Shake up the brilliant taste of summer with this quick and easy recipe for a refreshingly fruity twist on a Tex-Mex classic!

Margaritas feel like vacation in a glass. No matter the weather or location, a sip of tequila, lime juice, and orange liqueur seasoned by a dash of salt conjures images of seashores, palm trees, and warm ocean breezes.
Here in Ohio, that kind of fantasy is as necessary as a puffer jacket. This recipe for mango margaritas is one of my favorite strategies for getting through the cold months. It delivers not only the warmth of tequila, the bright bite of lime juice, and the mellow richness of orange liqueur but also the lush sweetness and fragrant musk of mango nectar. Sipping one on my sofa under a toasty blanket as the snow falls outside the window, I can imagine digging my toes into sun-kissed sand while frothy waves gently caress the shore. Resilience restored!
You’ll love how quick and easy it is to shake up a batch of these fruity, Tex-Mex refreshers. Whether you serve them on the rocks or frozen, on your poolside deck or bundled up by a fire, you’ll love their brilliant taste of sunshine!

Tailored margarita tips
- For a margarita served up—aka neat—skip the fresh ice and strain your margarita into a chilled, rimmed coupe or margarita glass.
- For a frozen mango margarita, blend the liquid ingredients with one to one and a half cups of ice until slushy, then pour into a rimmed glass and garnish as desired.
- For a sweeter or stronger drink, add a splash of simple syrup to the shaker or bump the tequila to two and a half ounces.
- For a spicy version, shake the drink with two to four slices of fresh jalapeño, then garnish your glass with another slice.
- For a mock-arita, shake the lime juice and mango juice with one to two teaspoons of simple syrup or honey, pour over fresh ice, then top with lemon-lime soda.

How do I store leftovers?
Refrigerate leftover margaritas without ice in an airtight container for up to 3 days. This cocktail also freezes well in a sealed freezer-safe jar or container for about 1 to 2 weeks. Thanks to the alcohol content, it’ll turn slushy rather than rock-hard. Serve directly from frozen for an icier version, or let thaw in the fridge for a few hours and stir or shake well before serving over fresh ice.

Serving suggestions
Serve your mango margaritas alongside other Tex-Mex favorites.

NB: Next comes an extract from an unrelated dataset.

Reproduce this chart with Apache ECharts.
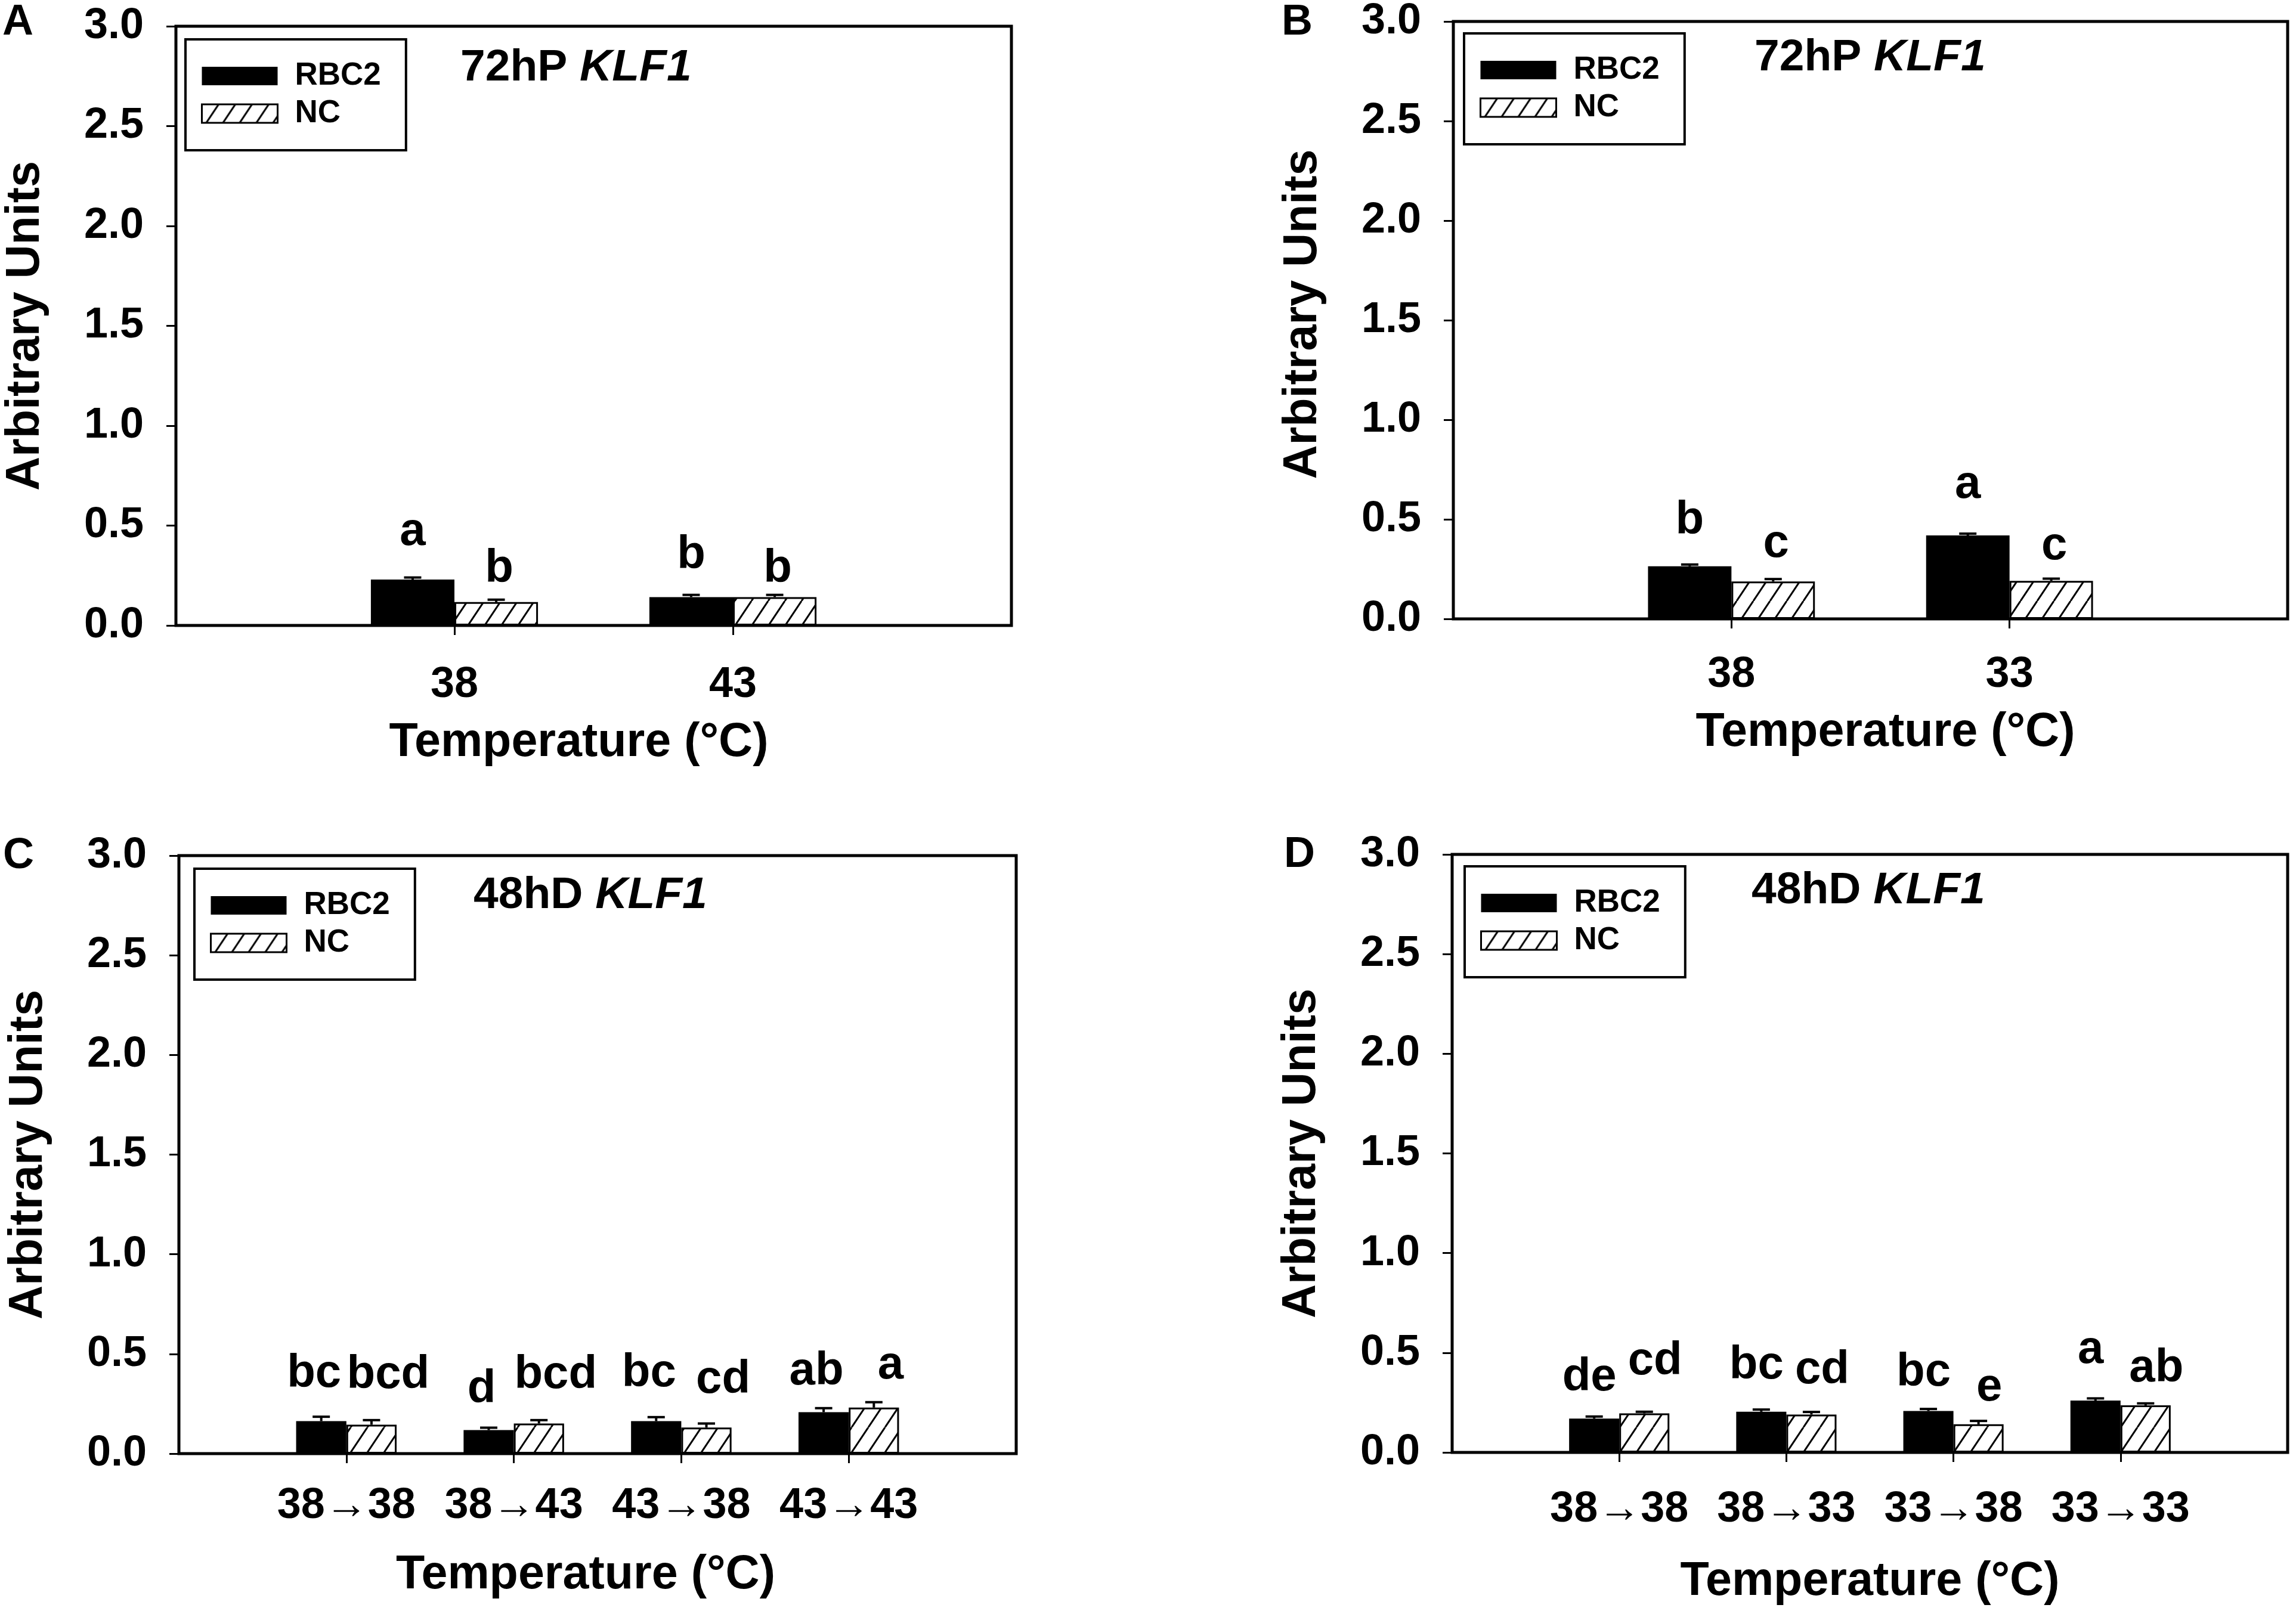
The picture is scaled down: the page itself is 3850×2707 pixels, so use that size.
<!DOCTYPE html>
<html>
<head>
<meta charset="utf-8" />
<title>KLF1</title>
<script src="https://cdn.jsdelivr.net/npm/echarts@6/dist/echarts.min.js"></script>
<style>
  html, body { margin: 0; padding: 0; background: #fff; }
  #main { width: 3850px; height: 2707px; }
</style>
</head>
<body>
<div id="main"></div>
<script type="text/javascript">
// ---- data ----
var catsA = ['38', '43'];
var rbc2A = [0.230, 0.142];
var rbc2ErrA = [0.010, 0.011];
var ncA = [0.117, 0.142];
var ncErrA = [0.012, 0.011];
var lettersRbc2A = ['a', 'b'];
var lettersNcA = ['b', 'b'];
var letterYRbc2A = [0.391, 0.272];
var letterYNcA = [0.204, 0.204];

var catsB = ['38', '33'];
var rbc2B = [0.264, 0.419];
var rbc2ErrB = [0.009, 0.009];
var ncB = [0.188, 0.191];
var ncErrB = [0.012, 0.011];
var lettersRbc2B = ['b', 'a'];
var lettersNcB = ['c', 'c'];
var letterYRbc2B = [0.414, 0.595];
var letterYNcB = [0.299, 0.285];

var catsC = ['38→38', '38→43', '43→38', '43→43'];
var rbc2C = [0.163, 0.118, 0.163, 0.208];
var rbc2ErrC = [0.022, 0.012, 0.020, 0.020];
var ncC = [0.145, 0.151, 0.131, 0.231];
var ncErrC = [0.023, 0.017, 0.020, 0.027];
var lettersRbc2C = ['bc', 'd', 'bc', 'ab'];
var lettersNcC = ['bcd', 'bcd', 'cd', 'a'];
var letterYRbc2C = [0.323, 0.243, 0.325, 0.335];
var letterYNcC = [0.315, 0.315, 0.293, 0.363];

var catsD = ['38→38', '38→33', '33→38', '33→33'];
var rbc2D = [0.170, 0.204, 0.208, 0.260];
var rbc2ErrD = [0.010, 0.011, 0.010, 0.011];
var ncD = [0.196, 0.190, 0.141, 0.236];
var ncErrD = [0.008, 0.013, 0.017, 0.010];
var lettersRbc2D = ['de', 'bc', 'bc', 'a'];
var lettersNcD = ['cd', 'cd', 'e', 'ab'];
var letterYRbc2D = [0.297, 0.356, 0.322, 0.435];
var letterYNcD = [0.377, 0.335, 0.248, 0.342];

var panelTags = ['A', 'B', 'C', 'D'];
var panelTitles = [['72hP ', 'KLF1'], ['72hP ', 'KLF1'], ['48hD ', 'KLF1'], ['48hD ', 'KLF1']];

var panels = [
  { cats: catsA, r: rbc2A, re: rbc2ErrA, n: ncA, ne: ncErrA, lr: lettersRbc2A, ln: lettersNcA, yr: letterYRbc2A, yn: letterYNcA },
  { cats: catsB, r: rbc2B, re: rbc2ErrB, n: ncB, ne: ncErrB, lr: lettersRbc2B, ln: lettersNcB, yr: letterYRbc2B, yn: letterYNcB },
  { cats: catsC, r: rbc2C, re: rbc2ErrC, n: ncC, ne: ncErrC, lr: lettersRbc2C, ln: lettersNcC, yr: letterYRbc2C, yn: letterYNcC },
  { cats: catsD, r: rbc2D, re: rbc2ErrD, n: ncD, ne: ncErrD, lr: lettersRbc2D, ln: lettersNcD, yr: letterYRbc2D, yn: letterYNcD }
];

// ---- layout (pixels) ----
var layouts = [
  { L: 295, R: 1696, T: 44, B: 1049, legend: [311, 66], title: [772, 77], tag: [4, 2], xMargin: 64, xNameGap: 158,
    xNamePad: [0, 50, 0, 0], yNamePad: [0, 0, 0, 0], spreadR: 0, spreadN: 5 },
  { L: 2437, R: 3836, T: 35, B: 1038, legend: [2455, 56], title: [2942, 60], tag: [2149, 2], xMargin: 58, xNameGap: 152,
    xNamePad: [0, 0, 0, 50], yNamePad: [0, 0, 0, 20], spreadR: 0, spreadN: 5 },
  { L: 300, R: 1704, T: 1435, B: 2438, legend: [326, 1457], title: [794, 1465], tag: [5, 1400], xMargin: 52, xNameGap: 165,
    xNamePad: [0, 40, 0, 0], yNamePad: [0, 0, 0, 0], spreadR: -12, spreadN: 28 },
  { L: 2435, R: 3836, T: 1433, B: 2436, legend: [2456, 1453], title: [2937, 1457], tag: [2153, 1398], xMargin: 60, xNameGap: 178,
    xNamePad: [0, 0, 0, 0], yNamePad: [0, 0, 0, 0], spreadR: -8, spreadN: 18 }
];

var FONT = '"Liberation Sans", Arial, sans-serif';
var LETTER_SIZE = 78;

function makeHatch() {
  var w = 28, h = 42;
  var c = document.createElement('canvas');
  c.width = w; c.height = h;
  var ctx = c.getContext('2d');
  ctx.fillStyle = '#fff';
  ctx.fillRect(0, 0, w, h);
  ctx.strokeStyle = '#000';
  ctx.lineWidth = 3;
  ctx.beginPath();
  for (var k = -1; k <= 1; k++) {
    ctx.moveTo(k * w, h);
    ctx.lineTo(k * w + w, 0);
  }
  ctx.stroke();
  return c;
}
var hatch = { image: makeHatch(), repeat: 'repeat' };

var myChart = echarts.init(document.getElementById('main'), null, { renderer: 'canvas' });

var option = {
  backgroundColor: '#fff',
  animation: false,
  title: [],
  legend: [],
  grid: [],
  xAxis: [],
  yAxis: [],
  series: []
};

panels.forEach(function (p, i) {
  var lay = layouts[i];
  var pad = function (arr) { return ['-'].concat(arr).concat(['-']); };

  option.grid.push({
    left: lay.L, top: lay.T, width: lay.R - lay.L, height: lay.B - lay.T,
    show: true, borderColor: '#000', borderWidth: 5, containLabel: false
  });

  option.xAxis.push({
    type: 'category', gridIndex: i, boundaryGap: false,
    data: [''].concat(p.cats).concat(['']),
    name: 'Temperature (°C)', nameLocation: 'middle', nameGap: lay.xNameGap,
    nameTextStyle: { fontFamily: FONT, fontWeight: 'bold', fontSize: 79, lineHeight: 79, color: '#000', padding: lay.xNamePad },
    axisLine: { show: true, lineStyle: { color: '#000', width: 4 } },
    axisTick: { show: true, inside: false, length: 16, lineStyle: { color: '#000', width: 3 },
      interval: function (idx, val) { return val !== ''; } },
    axisLabel: { show: true, margin: lay.xMargin, interval: 0, fontFamily: FONT, fontWeight: 'bold',
      fontSize: 72, lineHeight: 72, color: '#000' },
    splitLine: { show: false }
  });

  option.yAxis.push({
    type: 'value', gridIndex: i, min: 0, max: 3, interval: 0.5,
    name: 'Arbitrary Units', nameLocation: 'middle', nameGap: 212, nameRotate: 90,
    nameTextStyle: { fontFamily: FONT, fontWeight: 'bold', fontSize: 79, lineHeight: 79, color: '#000', padding: lay.yNamePad },
    axisLine: { show: true, lineStyle: { color: '#000', width: 4 } },
    axisTick: { show: true, inside: false, length: 16, lineStyle: { color: '#000', width: 3 } },
    axisLabel: { margin: 54, fontFamily: FONT, fontWeight: 'bold', fontSize: 72, color: '#000',
      formatter: function (v) { return v.toFixed(1); } },
    splitLine: { show: false }
  });

  option.series.push({
    name: 'RBC2', type: 'bar', xAxisIndex: i, yAxisIndex: i,
    barWidth: '30%', barGap: '0%',
    itemStyle: { color: '#000', borderColor: '#000', borderWidth: 0 },
    data: pad(p.r), z: 2
  });
  option.series.push({
    name: 'NC', type: 'bar', xAxisIndex: i, yAxisIndex: i,
    barWidth: '30%', barGap: '0%',
    itemStyle: { color: hatch, borderColor: '#000', borderWidth: 3 },
    data: pad(p.n), z: 2
  });

  // error bars + significance letters
  var errData = [], letters = [];
  p.cats.forEach(function (c, j) {
    errData.push([j + 1, 0, p.r[j], p.re[j], p.yr[j]]);
    letters.push(p.lr[j]);
    errData.push([j + 1, 1, p.n[j], p.ne[j], p.yn[j]]);
    letters.push(p.ln[j]);
  });
  option.series.push({
    type: 'custom', xAxisIndex: i, yAxisIndex: i, z: 5,
    encode: { x: 0, y: 2 },
    data: errData,
    renderItem: function (params, api) {
      var x = api.value(0), s = api.value(1), m = api.value(2), e = api.value(3), ly = api.value(4);
      var p0 = api.coord([x, m]);
      var p1 = api.coord([x, m + e]);
      var step = api.coord([x + 1, m])[0] - p0[0];
      var bw = step * 0.3;
      var cx = p0[0] + (s === 0 ? -bw / 2 : bw / 2);
      var pl = api.coord([x, ly]);
      return {
        type: 'group',
        children: [
          { type: 'line', shape: { x1: cx, y1: p0[1], x2: cx, y2: p1[1] }, style: { stroke: '#000', lineWidth: 4 } },
          { type: 'line', shape: { x1: cx - 14.5, y1: p1[1], x2: cx + 14.5, y2: p1[1] }, style: { stroke: '#000', lineWidth: 4 } },
          { type: 'text', style: { text: letters[params.dataIndex], x: cx + (s === 0 ? lay.spreadR : lay.spreadN),
            y: pl[1] + 13, align: 'center', verticalAlign: 'bottom',
            font: 'bold ' + LETTER_SIZE + 'px ' + FONT, fill: '#000' } }
        ]
      };
    }
  });

  option.legend.push({
    left: lay.legend[0], top: lay.legend[1], orient: 'vertical',
    itemWidth: 127, itemHeight: 31, itemGap: 10,
    padding: [35, 42, 35, 26],
    borderColor: '#000', borderWidth: 4, backgroundColor: '#fff',
    selectedMode: false,
    textStyle: { fontFamily: FONT, fontWeight: 'bold', fontSize: 53, lineHeight: 53, color: '#000', padding: [0, 0, 0, 24] },
    data: [
      { name: 'RBC2', icon: 'rect', itemStyle: { color: '#000', borderWidth: 0 } },
      { name: 'NC', icon: 'rect', itemStyle: { color: hatch, borderColor: '#000', borderWidth: 3 } }
    ]
  });

  option.title.push({
    left: lay.title[0], top: lay.title[1], padding: 0,
    text: '{n|' + panelTitles[i][0] + '}{i|' + panelTitles[i][1] + '}',
    textStyle: {
      rich: {
        n: { fontFamily: FONT, fontWeight: 'bold', fontSize: 75, lineHeight: 75, color: '#000' },
        i: { fontFamily: FONT, fontWeight: 'bold', fontStyle: 'italic', fontSize: 75, lineHeight: 75, color: '#000' }
      }
    }
  });
  option.title.push({
    left: lay.tag[0], top: lay.tag[1], padding: 0,
    text: panelTags[i],
    textStyle: { fontFamily: FONT, fontWeight: 'bold', fontSize: 72, lineHeight: 72, color: '#000' }
  });
});

myChart.setOption(option);
</script>
</body>
</html>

For a happy hour spread, consider The Best Queso Ever paired with Flautas, Carne Asada Nachos, and Chicken Taquitos. For a sit-down meal, these cocktails pair beautifully with the sweet and savory notes of Pork Tenderloin And Mexican Quinoa With Honey Habanero Dressing.

Mango Margaritas
Ingredients
For The Salt-Sugar Rim:
- 1 tablespoon sugar
- 1 tablespoon kosher salt
- Zest of one lime
- Lime wedges for rimming and garnishing
For The Margarita:
- 2 ounces lime juice
- 2 ounces mango nectar or juice
- 2 ounces tequila
- 1 ounce orange liqueur
Instructions
- On a small plate or in a shallow bowl, stir together the sugar, kosher salt, and lime zest, rubbing the mixture with your fingers to release the lime’s oils. Run a lime wedge around the rim of a rocks glass, then dip or roll the rim in the sugar-salt mixture until evenly coated. Tap off any excess and set the glass aside.

- Fill a cocktail shaker halfway with ice. Add the lime juice, mango nectar, tequila, and orange liqueur.
- Cover and shake vigorously until the shaker is very cold.
- Fill the rimmed glass with fresh ice. Strain the margarita into the prepared glass.
- Garnish with a lime wedge, if desired, and serve immediately.